**EXERCISE TASK**
Repeat all the material exactly; pictures stay out of your copy.

**DATA SHOWN**

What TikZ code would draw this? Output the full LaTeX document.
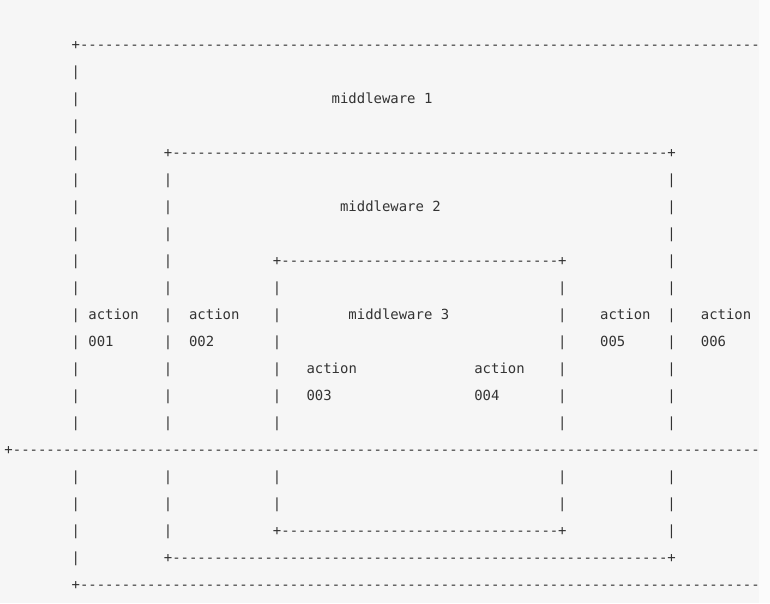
\documentclass[tikz,border=0pt]{standalone}
\usepackage{fontspec}
\setmonofont{DejaVu Sans Mono}
\definecolor{codebg}{HTML}{F6F6F6}
\definecolor{pagebg}{HTML}{FBFBFB}
\definecolor{ink}{HTML}{333333}
\newcommand\cw{8.39}
\newcommand\rowh{27}
\newcommand\dashrun[1]{\foreach\i in {1,...,#1}{-}}
\newcommand\tx[4]{\node[asc] (#1) at ({4.5+\cw*#2},{49+\rowh*#3}) {#4};}
\tikzset{asc/.style={anchor=base west,inner sep=0pt,outer sep=0pt,text=ink,
  font=\ttfamily\fontsize{13.94pt}{16pt}\selectfont}}
\begin{document}
\begin{tikzpicture}[x=1pt,y=-1pt]
\useasboundingbox (0,0) rectangle (770,603);
\fill[pagebg] (0,0) rectangle (770,603);
\fill[codebg] (0,0) rectangle (759,603);
\begin{scope}
\clip (0,0) rectangle (759,603);
% horizontal rules
\tx{p1tl}{8}{0}{+}   \tx{h1top}{9}{0}{\dashrun{84}}
\tx{p2tl}{19}{4}{+}  \tx{h2top}{20}{4}{\dashrun{59}}  \tx{p2tr}{79}{4}{+}
\tx{p3tl}{32}{8}{+}  \tx{h3top}{33}{8}{\dashrun{33}}  \tx{p3tr}{66}{8}{+}
\tx{pmid}{0}{15}{+}  \tx{hmid}{1}{15}{\dashrun{92}}
\tx{p3bl}{32}{18}{+} \tx{h3bot}{33}{18}{\dashrun{33}} \tx{p3br}{66}{18}{+}
\tx{p2bl}{19}{19}{+} \tx{h2bot}{20}{19}{\dashrun{59}} \tx{p2br}{79}{19}{+}
\tx{p1bl}{8}{20}{+}  \tx{h1bot}{9}{20}{\dashrun{84}}
% vertical bars
\foreach \r in {1,...,14,16,17,18,19} {\tx{va\r}{8}{\r}{|}}
\foreach \r in {5,...,14,16,17,18} {\tx{vb\r}{19}{\r}{|} \tx{ve\r}{79}{\r}{|}}
\foreach \r in {9,...,14,16,17} {\tx{vc\r}{32}{\r}{|} \tx{vd\r}{66}{\r}{|}}
% labels
\tx{mw1}{39}{2}{middleware 1}
\tx{mw2}{40}{6}{middleware 2}
\tx{mw3}{41}{10}{middleware 3}
\tx{a1a}{10}{10}{action} \tx{a1b}{10}{11}{001}
\tx{a2a}{22}{10}{action} \tx{a2b}{22}{11}{002}
\tx{a3a}{36}{12}{action} \tx{a3b}{36}{13}{003}
\tx{a4a}{56}{12}{action} \tx{a4b}{56}{13}{004}
\tx{a5a}{71}{10}{action} \tx{a5b}{71}{11}{005}
\tx{a6a}{83}{10}{action} \tx{a6b}{83}{11}{006}
\end{scope}
\end{tikzpicture}
\end{document}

**COMPLETE OUTPUT**
What TikZ code would draw this? Output the full LaTeX document.
\documentclass[tikz,border=0pt]{standalone}
\usepackage{fontspec}
\setmonofont{DejaVu Sans Mono}
\definecolor{codebg}{HTML}{F6F6F6}
\definecolor{pagebg}{HTML}{FBFBFB}
\definecolor{ink}{HTML}{333333}
\newcommand\cw{8.39}
\newcommand\rowh{27}
\newcommand\dashrun[1]{\foreach\i in {1,...,#1}{-}}
\newcommand\tx[4]{\node[asc] (#1) at ({4.5+\cw*#2},{49+\rowh*#3}) {#4};}
\tikzset{asc/.style={anchor=base west,inner sep=0pt,outer sep=0pt,text=ink,
  font=\ttfamily\fontsize{13.94pt}{16pt}\selectfont}}
\begin{document}
\begin{tikzpicture}[x=1pt,y=-1pt]
\useasboundingbox (0,0) rectangle (770,603);
\fill[pagebg] (0,0) rectangle (770,603);
\fill[codebg] (0,0) rectangle (759,603);
\begin{scope}
\clip (0,0) rectangle (759,603);
% horizontal rules
\tx{p1tl}{8}{0}{+}   \tx{h1top}{9}{0}{\dashrun{84}}
\tx{p2tl}{19}{4}{+}  \tx{h2top}{20}{4}{\dashrun{59}}  \tx{p2tr}{79}{4}{+}
\tx{p3tl}{32}{8}{+}  \tx{h3top}{33}{8}{\dashrun{33}}  \tx{p3tr}{66}{8}{+}
\tx{pmid}{0}{15}{+}  \tx{hmid}{1}{15}{\dashrun{92}}
\tx{p3bl}{32}{18}{+} \tx{h3bot}{33}{18}{\dashrun{33}} \tx{p3br}{66}{18}{+}
\tx{p2bl}{19}{19}{+} \tx{h2bot}{20}{19}{\dashrun{59}} \tx{p2br}{79}{19}{+}
\tx{p1bl}{8}{20}{+}  \tx{h1bot}{9}{20}{\dashrun{84}}
% vertical bars
\foreach \r in {1,...,14,16,17,18,19} {\tx{va\r}{8}{\r}{|}}
\foreach \r in {5,...,14,16,17,18} {\tx{vb\r}{19}{\r}{|} \tx{ve\r}{79}{\r}{|}}
\foreach \r in {9,...,14,16,17} {\tx{vc\r}{32}{\r}{|} \tx{vd\r}{66}{\r}{|}}
% labels
\tx{mw1}{39}{2}{middleware 1}
\tx{mw2}{40}{6}{middleware 2}
\tx{mw3}{41}{10}{middleware 3}
\tx{a1a}{10}{10}{action} \tx{a1b}{10}{11}{001}
\tx{a2a}{22}{10}{action} \tx{a2b}{22}{11}{002}
\tx{a3a}{36}{12}{action} \tx{a3b}{36}{13}{003}
\tx{a4a}{56}{12}{action} \tx{a4b}{56}{13}{004}
\tx{a5a}{71}{10}{action} \tx{a5b}{71}{11}{005}
\tx{a6a}{83}{10}{action} \tx{a6b}{83}{11}{006}
\end{scope}
\end{tikzpicture}
\end{document}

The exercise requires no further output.